“Cry Me” followed Rhoden's latest, a large group piece which tests dancers' stamina with repeated, precise contemporary ballet phrases. It's entitled “This Time, With Feeling,” which is tongue in cheek, as it's rare to catch any Complexions piece that is not “full out and with feeling.”
Complexions is characteristically over the top, in technique, emotion, and sheer energy. Rhoden and Desmond Richardson, who was the first African American principal dancer of American Ballet Theatre and, like Rhoden, a principal at Alvin Ailey American Dance Theater, started Complexions 30 years ago as a performative experiment.
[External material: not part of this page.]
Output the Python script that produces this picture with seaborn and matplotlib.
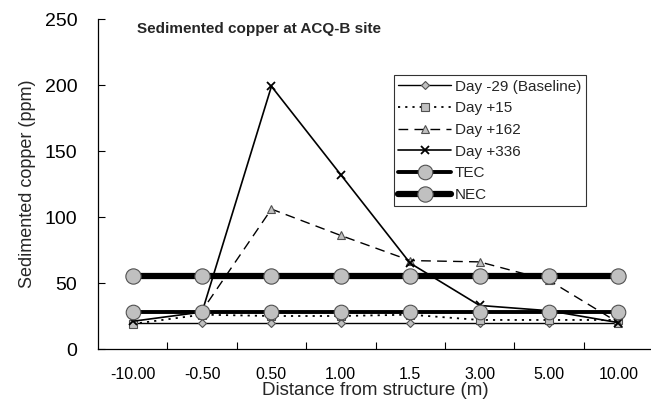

Their first show in 1994 was radical in many ways, partly because it brought together a diverse array of dancers from the ballet and contemporary dance worlds, and especially because Rhoden's ballets were raw and sexy, performed to music like U2 and Prince, rather than Mozart or Bach (although Rhoden has plenty of work to classical music, too). Rhoden and Richardson arguably brought what we might think of as popular contemporary dance into the mainstream, and you can see Rhoden's influence all over TV shows like “So You Think You Can Dance.”
Complexions pieces always leave an audience in awe of what its dancers can do. Some of these pieces can run together, though, especially when, like the first three pieces on this Program A, they rely heavily on leg extensions, turns, and heterosexual pas de deux, and a similarly angsty emotional sensibility.